You'll need balls of steel to take bullish positions on sterling for the next 2-3 years. Longterm you'll win if you can last it out, but you'd have to be crazy to be buying at current levels when it's almost impossible to imagine how sterling is not going to see heavier falls in the years ahead that create even better buying opportunities.”

The only part I disagree with is the impact of the Supreme Court. Very few MPs will oppose a bill to trigger A50, so whatever the SC decides, A50 will be triggered in March. I think the markets will not move on the SC ruling either way.
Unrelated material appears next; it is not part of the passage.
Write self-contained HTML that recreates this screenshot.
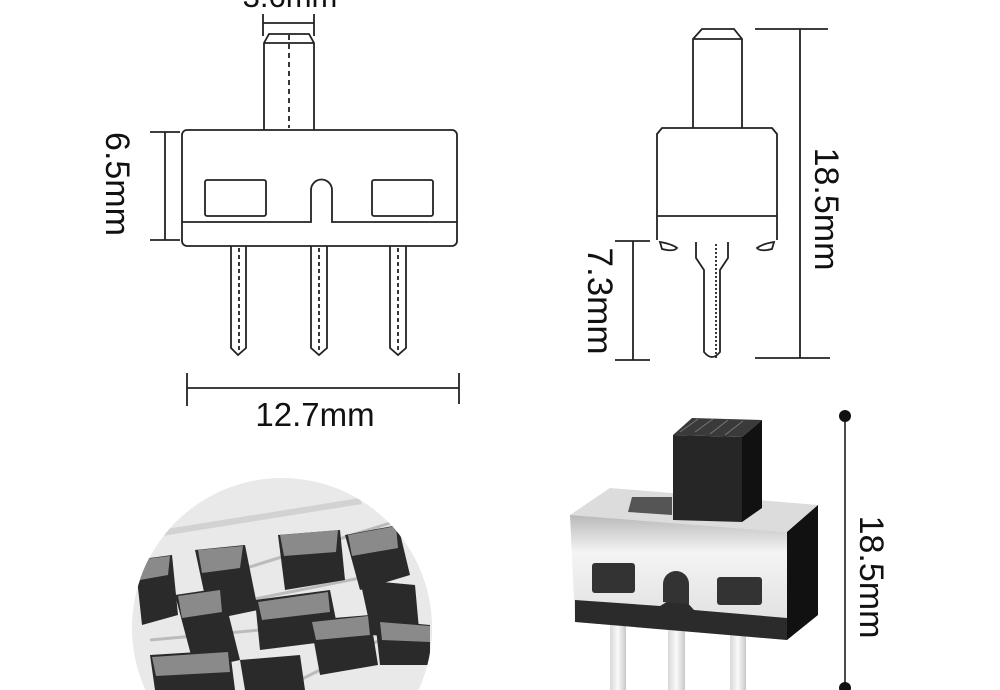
<!DOCTYPE html>
<html><head><meta charset="utf-8"><style>
html,body{margin:0;padding:0;background:#fff;}
svg{display:block}
text{font-family:"Liberation Sans",sans-serif;fill:#111}
</style></head><body>
<svg width="1000" height="690" viewBox="0 0 1000 690" xmlns="http://www.w3.org/2000/svg">
<defs>
<clipPath id="c"><circle cx="282" cy="628" r="150"/></clipPath>
<linearGradient id="met" x1="0" y1="0" x2="0" y2="1"><stop offset="0" stop-color="#b9b9b9"/><stop offset="0.3" stop-color="#f4f4f4"/><stop offset="1" stop-color="#dcdcdc"/></linearGradient>
<linearGradient id="pin" x1="0" y1="0" x2="1" y2="0"><stop offset="0" stop-color="#d8d8d8"/><stop offset="0.5" stop-color="#fafafa"/><stop offset="1" stop-color="#c8c8c8"/></linearGradient>
</defs>
<g fill="none" stroke="#222" stroke-width="1.8">
<text x="290" y="7" font-size="31" text-anchor="middle" stroke="none">3.6mm</text>
<line x1="263" y1="14" x2="263" y2="36"/><line x1="314" y1="14" x2="314" y2="36"/><line x1="263" y1="23" x2="314" y2="23"/>
<path d="M264,130 V43 L269,34 H309 L314,43 V130"/>
<line x1="264" y1="43" x2="314" y2="43"/>
<line x1="289" y1="35" x2="289" y2="128" stroke-dasharray="5,4"/>
<rect x="182" y="130" width="275" height="116" rx="5"/>
<path d="M182,222 H311 V190 A10.5,10.5 0 0 1 332,190 V222 H457"/>
<rect x="205" y="180" width="61" height="36" rx="2"/>
<rect x="372" y="180" width="61" height="36" rx="2"/>
<path d="M231,246 V348 L238,355 L246,348 V246"/>
<path d="M311,246 V348 L319,355 L327,348 V246"/>
<path d="M390,246 V348 L398,355 L406,348 V246"/>
<g stroke-dasharray="4,3"><line x1="239" y1="248" x2="239" y2="352"/><line x1="319" y1="248" x2="319" y2="352"/><line x1="398" y1="248" x2="398" y2="352"/></g>
<line x1="150" y1="132" x2="180" y2="132"/><line x1="150" y1="240" x2="180" y2="240"/><line x1="165" y1="132" x2="165" y2="240"/>
<line x1="187" y1="373" x2="187" y2="406"/><line x1="459" y1="373" x2="459" y2="404"/><line x1="187" y1="388" x2="459" y2="388"/>
<text x="315" y="426" font-size="33" text-anchor="middle" stroke="none">12.7mm</text>
<text transform="translate(106,184) rotate(90)" font-size="34" text-anchor="middle" stroke="none">6.5mm</text>
<path d="M693,128 V39 L702,29 H734 L742,39 V128"/>
<line x1="693" y1="39" x2="742" y2="39"/>
<path d="M657,240 V134 L662,128 H772 L777,134 V240"/>
<line x1="657" y1="216" x2="777" y2="216"/>
<path d="M660,242 Q672,244 677,248 Q674,252 662,249 Z"/>
<path d="M774,242 Q762,244 757,248 Q760,252 772,249 Z"/>
<path d="M696,242 V258 L704,270 V352 Q712,362 720,352 V270 L728,258 V242"/>
<line x1="716" y1="244" x2="716" y2="358" stroke-dasharray="2,2"/>
<line x1="755" y1="29" x2="828" y2="29"/><line x1="755" y1="358" x2="830" y2="358"/><line x1="800" y1="29" x2="800" y2="358"/>
<text transform="translate(815,209) rotate(90)" font-size="34" text-anchor="middle" stroke="none">18.5mm</text>
<line x1="615" y1="241" x2="650" y2="241"/><line x1="615" y1="360" x2="650" y2="360"/><line x1="633" y1="241" x2="633" y2="360"/>
<text transform="translate(588,301) rotate(90)" font-size="35" text-anchor="middle" stroke="none">7.3mm</text>
</g>
<g clip-path="url(#c)">
<rect x="120" y="470" width="330" height="230" fill="#e9e9e9"/>
<polygon points="160,530 360,498 362,504 162,536" fill="#d2d2d2"/>
<g stroke="#bbb" stroke-width="3">
<line x1="240" y1="570" x2="400" y2="520"/><line x1="250" y1="600" x2="400" y2="570"/><line x1="150" y1="640" x2="260" y2="630"/><line x1="300" y1="680" x2="380" y2="640"/>
</g>
<g fill="#2a2a2a">
<polygon points="135,560 172,555 178,615 142,625"/>
<polygon points="195,550 245,545 258,610 210,620"/>
<polygon points="278,535 340,530 345,580 285,590"/>
<polygon points="345,535 398,525 410,575 360,590"/>
<polygon points="175,595 222,588 240,660 195,670"/>
<polygon points="255,600 330,590 340,640 260,650"/>
<polygon points="310,620 370,615 378,665 320,675"/>
<polygon points="360,580 415,585 420,640 372,635"/>
<polygon points="150,655 230,650 235,690 155,690"/>
<polygon points="240,660 300,655 305,690 245,690"/>
<polygon points="375,620 430,625 430,665 380,665"/>
</g>
<g fill="#8a8a8a">
<polygon points="137,560 170,556 168,575 140,580"/>
<polygon points="198,550 243,546 240,568 202,573"/>
<polygon points="280,535 338,530 336,552 284,556"/>
<polygon points="348,535 396,526 398,548 352,556"/>
<polygon points="178,596 220,590 222,612 182,618"/>
<polygon points="258,602 328,592 330,612 262,620"/>
<polygon points="312,622 368,616 370,635 316,640"/>
<polygon points="380,622 430,626 430,642 382,640"/>
<polygon points="152,657 228,652 230,672 156,676"/>
</g>
</g>
<g>
<rect x="610" y="620" width="16" height="70" fill="url(#pin)"/>
<rect x="668" y="625" width="17" height="65" fill="url(#pin)"/>
<rect x="730" y="630" width="16" height="60" fill="url(#pin)"/>
<polygon points="570,515 610,488 818,505 787,532" fill="#dcdcdc"/>
<polygon points="632,497 672,497 672,515 628,512" fill="#555"/>
<polygon points="673,435 742,437 742,522 673,520" fill="#262626"/>
<polygon points="742,437 762,420 762,508 742,522" fill="#111"/>
<polygon points="673,435 692,418 762,420 742,437" fill="#3a3a3a"/>
<g stroke="#777" stroke-width="1"><line x1="680" y1="432" x2="698" y2="419"/><line x1="695" y1="432" x2="713" y2="419"/><line x1="710" y1="434" x2="728" y2="420"/><line x1="725" y1="435" x2="743" y2="421"/></g>
<polygon points="570,515 787,532 787,640 575,622" fill="url(#met)"/>
<polygon points="575,600 660,606 670,600 685,600 694,610 787,618 787,640 575,622" fill="#2b2b2b"/>
<polygon points="787,532 818,505 818,615 787,640" fill="#111"/>
<rect x="592" y="563" width="43" height="30" rx="3" fill="#333"/>
<rect x="717" y="577" width="45" height="28" rx="3" fill="#333"/>
<path d="M663,602 V584 A13,13 0 0 1 689,584 V604 Z" fill="#333"/>
</g>
<g stroke="#111" stroke-width="1.5"><line x1="845" y1="416" x2="845" y2="688"/></g>
<circle cx="845" cy="416" r="6" fill="#111"/><circle cx="845" cy="688" r="6" fill="#111"/>
<text transform="translate(860,577) rotate(90)" font-size="34" text-anchor="middle">18.5mm</text>
</svg>
</body></html>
Everything else you write is just common sense (something in short supply on these forums!).
aurichie
29-12-2016
Originally Posted by niceguy1966:
“The only part I disagree with is the impact of the Supreme Court. Very few MPs will oppose a bill to trigger A50, so whatever the SC decides, A50 will be triggered in March. I think the markets will not move on the SC ruling either way.

Everything else you write is just common sense (something in short supply on these forums!).”

I'll be amazed if we don't see a bounce in sterling in the immediate aftermath of the ruling against the gov. It's an obvious trading opportunity either way and speculators won't be able to resist getting in on the action and it will create spikes in either direction (depending on the ruling). Support for sterling in the aftermath of the government losing will be buoyed by politicians playing to the cameras and talking tough. I'm sure it will be a time-limited rally for as long as it's not entirely certain the gov can and will win a vote on triggering article 50.

Bigger picture none of this very short-term forex trading really matters of course. It's the next 2-3 years we broadly agree on that really counts. And these next few years are really going to hurt those of us who need a stable currency to run our businesses most effectively.